## Task brief
State how many lines contain the string "document", and write nothing else.

---

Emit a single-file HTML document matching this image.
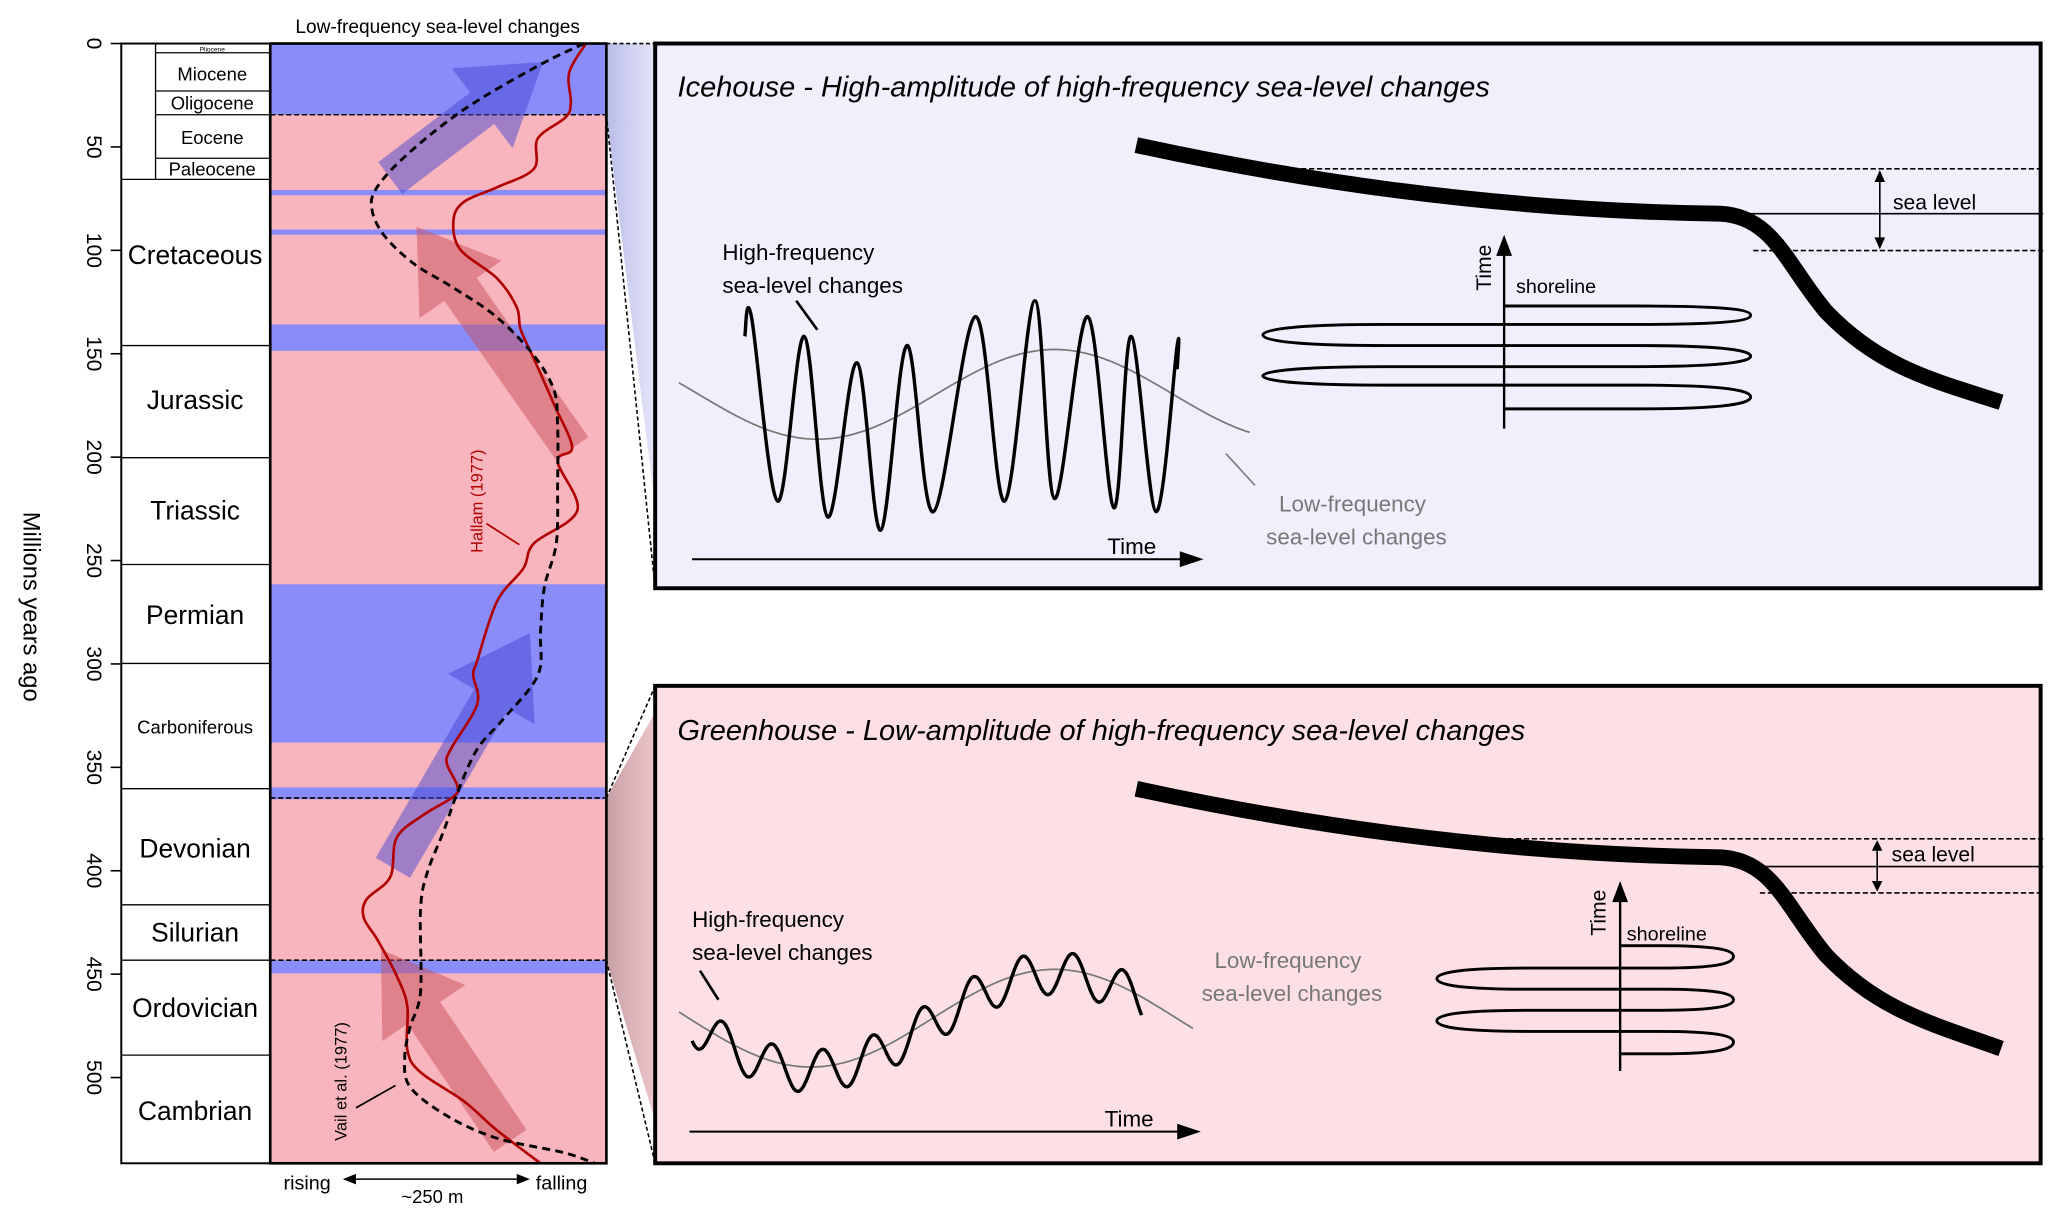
<!DOCTYPE html>
<html><head><meta charset="utf-8">
<style>
html,body{margin:0;padding:0;background:#fff;}
svg{display:block;}
text{font-family:"Liberation Sans",Arial,sans-serif;}
</style></head>
<body>
<svg id="s" width="2067" height="1220" viewBox="0 0 1568 925" preserveAspectRatio="none" xmlns="http://www.w3.org/2000/svg">
<defs>
<linearGradient id="gt" x1="0" x2="1" y1="0" y2="0"><stop offset="0" stop-color="#b9bce8"/><stop offset="1" stop-color="#e6e6f8"/></linearGradient>
<linearGradient id="gb" x1="0" x2="1" y1="0" y2="0"><stop offset="0" stop-color="#c7a0a6"/><stop offset="1" stop-color="#ecc6cb"/></linearGradient>
</defs>
<rect width="1568" height="925" fill="#fff"/>
<polygon points="460,33 497,33 497,385 460,87" fill="url(#gt)"/>
<polygon points="460,605 497,540 497,850 460,728" fill="url(#gb)"/>
<g stroke="#000" stroke-width="1.2" stroke-dasharray="3,2" fill="none">
<line x1="460" y1="33" x2="497" y2="33"/><line x1="460" y1="87" x2="497" y2="446"/>
<line x1="460" y1="605" x2="497" y2="520"/><line x1="460" y1="728" x2="497" y2="882"/>
</g>
<rect x="205" y="33" width="255" height="849" fill="#f9b5bd"/>
<g fill="#8a8cfa">
<rect x="205" y="33" width="255" height="54"/>
<rect x="205" y="144" width="255" height="4"/>
<rect x="205" y="174" width="255" height="4"/>
<rect x="205" y="246" width="255" height="20"/>
<rect x="205" y="443" width="255" height="120"/>
<rect x="205" y="597" width="255" height="9"/>
<rect x="205" y="728" width="255" height="10"/>
</g>
<g stroke="#000" stroke-width="1.2" stroke-dasharray="4,2">
<line x1="205" y1="87" x2="460" y2="87"/><line x1="205" y1="605" x2="460" y2="605"/><line x1="205" y1="728" x2="460" y2="728"/>
</g>
<g id="arrows"></g>
<path id="red" fill="none" stroke="#b00000" stroke-width="2"/>
<path id="dash" fill="none" stroke="#000" stroke-width="2.2" stroke-dasharray="6,4"/>
<rect x="92" y="33" width="113" height="849" fill="#fff" stroke="#000" stroke-width="1.5"/>
<rect x="205" y="33" width="255" height="849" fill="none" stroke="#000" stroke-width="2"/>
<g stroke="#000" stroke-width="1">
<line x1="118" y1="33" x2="118" y2="136"/>
<line x1="118" y1="40" x2="205" y2="40"/><line x1="118" y1="69" x2="205" y2="69"/><line x1="118" y1="87" x2="205" y2="87"/><line x1="118" y1="120" x2="205" y2="120"/>
<line x1="92" y1="136" x2="205" y2="136"/><line x1="92" y1="262" x2="205" y2="262"/><line x1="92" y1="347" x2="205" y2="347"/><line x1="92" y1="428" x2="205" y2="428"/><line x1="92" y1="503" x2="205" y2="503"/><line x1="92" y1="598" x2="205" y2="598"/><line x1="92" y1="686" x2="205" y2="686"/><line x1="92" y1="728" x2="205" y2="728"/><line x1="92" y1="800" x2="205" y2="800"/>
</g>
<g font-size="14" text-anchor="middle">
<text x="161" y="39" font-size="5">Pliocene</text>
<text x="161" y="61">Miocene</text>
<text x="161" y="83">Oligocene</text>
<text x="161" y="109">Eocene</text>
<text x="161" y="133">Paleocene</text>
</g>
<g font-size="20" text-anchor="middle">
<text x="148" y="200">Cretaceous</text>
<text x="148" y="310">Jurassic</text>
<text x="148" y="394">Triassic</text>
<text x="148" y="473">Permian</text>
<text x="148" y="556" font-size="14">Carboniferous</text>
<text x="148" y="650">Devonian</text>
<text x="148" y="714">Silurian</text>
<text x="148" y="771">Ordovician</text>
<text x="148" y="849">Cambrian</text>
</g>
<g id="ticks" font-size="16" text-anchor="middle"></g>
<text transform="translate(18,460) rotate(90)" font-size="18" text-anchor="middle">Millions years ago</text>
<text x="332" y="25" font-size="14.5" text-anchor="middle">Low-frequency sea-level changes</text>
<text transform="translate(366,380) rotate(-90)" font-size="12.5" fill="#b00000" text-anchor="middle">Hallam (1977)</text>
<line x1="369" y1="397" x2="394" y2="413" stroke="#b00000" stroke-width="1.3"/>
<text transform="translate(263,820) rotate(-90)" font-size="12.5" text-anchor="middle">Vail et al. (1977)</text>
<line x1="270" y1="840" x2="300" y2="823" stroke="#000" stroke-width="1.3"/>
<text x="233" y="902" font-size="15" text-anchor="middle">rising</text>
<text x="426" y="902" font-size="15" text-anchor="middle">falling</text>
<text x="328" y="912" font-size="14" text-anchor="middle">~250 m</text>
<line x1="266" y1="894" x2="396" y2="894" stroke="#000" stroke-width="1.2"/>
<polygon points="260,894 270,890 270,898"/><polygon points="402,894 392,890 392,898"/>

<rect x="497" y="33" width="1051" height="413" fill="#f0f0fc" stroke="#000" stroke-width="3"/>
<text x="514" y="73" font-size="22" font-style="italic">Icehouse - High-amplitude of high-frequency sea-level changes</text>
<path d="M862,110 C1000,140 1150,160 1305,162 C1345,164 1355,200 1385,236 C1425,278 1465,288 1518,305" fill="none" stroke="#000" stroke-width="12"/>
<g stroke="#000" stroke-width="1.2" fill="none">
<line x1="975" y1="128" x2="1550" y2="128" stroke-dasharray="4,2"/>
<line x1="1318" y1="162" x2="1550" y2="162"/>
<line x1="1330" y1="190" x2="1550" y2="190" stroke-dasharray="4,2"/>
<line x1="1426" y1="136" x2="1426" y2="182"/>
<line x1="1141" y1="325" x2="1141" y2="190" stroke-width="1.8"/>
<line x1="525" y1="424" x2="900" y2="424" stroke-width="1.5"/>
<path d="M1141,232 H1240 C1300,232 1328,234 1328,239 C1328,244 1300,246 1240,246 H1050 C990,246 958,249 958,254 C958,259 990,262 1050,262 H1240 C1300,262 1328,265 1328,270 C1328,275 1300,278 1240,278 H1050 C990,278 958,281 958,285 C958,289 990,292 1050,292 H1240 C1300,292 1328,295 1328,301 C1328,307 1300,310 1240,310 H1141" stroke-width="2.2"/>
<line x1="604" y1="228" x2="620" y2="250" stroke-width="2"/>
<line x1="930" y1="344" x2="952" y2="368" stroke="#777"/>
</g>
<polygon points="1426,129 1422,138 1430,138"/><polygon points="1426,189 1422,180 1430,180"/>
<polygon points="1141,178 1135,194 1147,194"/>
<polygon points="913,424 895,418 895,430"/>
<text x="1436" y="159" font-size="16">sea level</text>
<text transform="translate(1131,203) rotate(-90)" font-size="16" text-anchor="middle">Time</text>
<text x="1150" y="222" font-size="15">shoreline</text>
<text x="548" y="197" font-size="17">High-frequency</text>
<text x="548" y="222" font-size="17">sea-level changes</text>
<text x="1026" y="388" font-size="17" fill="#777" text-anchor="middle">Low-frequency</text>
<text x="1029" y="413" font-size="17" fill="#777" text-anchor="middle">sea-level changes</text>
<text x="840" y="420" font-size="17">Time</text>
<path id="g1" fill="none" stroke="#777" stroke-width="1.3"/>
<path id="b1" fill="none" stroke="#000" stroke-width="2.6"/>

<rect x="497" y="520" width="1051" height="362" fill="#fde0e4" stroke="#000" stroke-width="3"/>
<text x="514" y="561" font-size="22" font-style="italic">Greenhouse - Low-amplitude of high-frequency sea-level changes</text>
<path d="M862,598 C1000,628 1150,648 1305,650 C1345,652 1355,688 1385,724 C1425,766 1465,776 1518,795" fill="none" stroke="#000" stroke-width="12"/>
<g stroke="#000" stroke-width="1.2" fill="none">
<line x1="1090" y1="636" x2="1550" y2="636" stroke-dasharray="4,2"/>
<line x1="1320" y1="657" x2="1550" y2="657"/>
<line x1="1335" y1="677" x2="1550" y2="677" stroke-dasharray="4,2"/>
<line x1="1424" y1="643" x2="1424" y2="670"/>
<line x1="1229" y1="812" x2="1229" y2="680" stroke-width="1.8"/>
<line x1="523" y1="858" x2="898" y2="858" stroke-width="1.5"/>
<path d="M1229,717 H1260 C1300,717 1315,720 1315,725 C1315,731 1300,734 1260,734 H1160 C1110,734 1090,737 1090,742 C1090,747 1110,750 1160,750 H1260 C1300,750 1315,753 1315,758 C1315,763 1300,766 1260,766 H1160 C1110,766 1090,769 1090,774 C1090,779 1110,782 1160,782 H1260 C1300,782 1315,785 1315,790 C1315,796 1300,799 1260,799 H1229" stroke-width="2.2"/>
<line x1="531" y1="736" x2="545" y2="758" stroke-width="2"/>
</g>
<polygon points="1424,637 1420,645 1428,645"/><polygon points="1424,676 1420,668 1428,668"/>
<polygon points="1229,668 1223,684 1235,684"/>
<polygon points="911,858 893,852 893,864"/>
<text x="1435" y="653" font-size="16">sea level</text>
<text transform="translate(1218,692) rotate(-90)" font-size="16" text-anchor="middle">Time</text>
<text x="1234" y="713" font-size="15">shoreline</text>
<text x="525" y="703" font-size="17">High-frequency</text>
<text x="525" y="728" font-size="17">sea-level changes</text>
<text x="977" y="734" font-size="17" fill="#777" text-anchor="middle">Low-frequency</text>
<text x="980" y="759" font-size="17" fill="#777" text-anchor="middle">sea-level changes</text>
<text x="838" y="854" font-size="17">Time</text>
<path id="g2" fill="none" stroke="#777" stroke-width="1.3"/>
<path id="b2" fill="none" stroke="#000" stroke-width="2.6"/>
</svg>
<script>
function sm(p){var d="M"+p[0][0]+","+p[0][1];for(var i=1;i<p.length;i++){var a=p[i-1],b=p[i],c0=p[i-2]||a,c3=p[i+1]||b;
d+=" C"+(a[0]+(b[0]-c0[0])/6).toFixed(1)+","+(a[1]+(b[1]-c0[1])/6).toFixed(1)+" "+(b[0]-(c3[0]-a[0])/6).toFixed(1)+","+(b[1]-(c3[1]-a[1])/6).toFixed(1)+" "+b[0]+","+b[1];}return d;}
var red=[[444.5,33],[431.8,55],[433,78],[429,89],[408,105],[405,128],[377,142],[352,153],[344,167],[349,189],[377,211],[392,233],[395,250],[405,272],[420,306],[434,339],[423,350],[438,387],[405,412],[397,431],[377,456],[362,501],[359,512],[362,534],[342,568],[339,579],[347,596],[344,604],[321,618],[301,635],[296,665],[278,682],[276,696],[286,712],[301,740],[309,763],[309,796],[319,813],[352,835],[377,857],[410,882]];
var dash=[[443,33],[408,50],[352,83],[309,117],[286,142],[282,158],[291,178],[314,200],[342,217],[375,239],[403,267],[420,295],[423,323],[423,367],[422,412],[413,445],[410,479],[408,512],[382,545],[362,568],[347,601],[337,629],[324,662],[319,690],[319,752],[311,779],[307,802],[311,824],[339,846],[377,863],[428,874],[451,882]];
document.getElementById("red").setAttribute("d",sm(red));
document.getElementById("dash").setAttribute("d",sm(dash));
function arrow(x1,y1,x2,y2,col){var dx=x2-x1,dy=y2-y1,L=Math.hypot(dx,dy),ux=dx/L,uy=dy/L,nx=-uy,ny=ux,w=15,hw=38,hl=58;
var bx=x2-ux*hl,by=y2-uy*hl;var pts=[[x1+nx*w,y1+ny*w],[bx+nx*w,by+ny*w],[bx+nx*hw,by+ny*hw],[x2,y2],[bx-nx*hw,by-ny*hw],[bx-nx*w,by-ny*w],[x1-nx*w,y1-ny*w]];
return '<polygon fill="'+col+'" points="'+pts.map(function(p){return p[0].toFixed(1)+","+p[1].toFixed(1)}).join(" ")+'"/>';}
var B="rgba(70,70,210,0.5)",R="rgba(200,80,90,0.5)";
document.getElementById("arrows").innerHTML=arrow(296,135,412,47,B)+arrow(434,340,316,172,R)+arrow(298,658,402,480,B)+arrow(387,865,289,720,R);
var t="",T=document.getElementById("ticks");
for(var m=0;m<=500;m+=50){var y=33+m*1.568;t+='<line x1="84" y1="'+y+'" x2="92" y2="'+y+'" stroke="#000" stroke-width="1.2"/><text transform="translate(66,'+y+') rotate(90)">'+m+'</text>';}
T.innerHTML=t;
function wave(id,f,a,b){var s="";for(var x=a;x<=b;x+=1){s+=(x==a?"M":"L")+x+","+f(x).toFixed(1)+" ";}document.getElementById(id).setAttribute("d",s);}
var P=2*Math.PI;
var g1=function(x){return 299-34*Math.cos(P*(x-800)/360)};
wave("g1",g1,515,948);
var pk=[[570,240],[610,255],[650,275],[688,262],[740,240],[785,228],[825,240],[858,255],[893,262]],tr=[[590,380],[628,392],[668,402],[708,388],[762,380],[800,378],[845,385],[877,388]];
var all=[[565,255]];for(var i=0;i<pk.length;i++){all.push(pk[i]);if(tr[i])all.push(tr[i]);}all.push([893,280]);
all.sort(function(a,b){return a[0]-b[0]});
document.getElementById("b1").setAttribute("d",sm(all));
var g2=function(x){return 772-37*Math.cos(P*(x-800)/370)};
wave("g2",g2,515,905);
wave("b2",function(x){return g2(x)+3-16*Math.cos(P*(x-548)/38)},525,866);
</script>
</body></html>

---

## Output below
7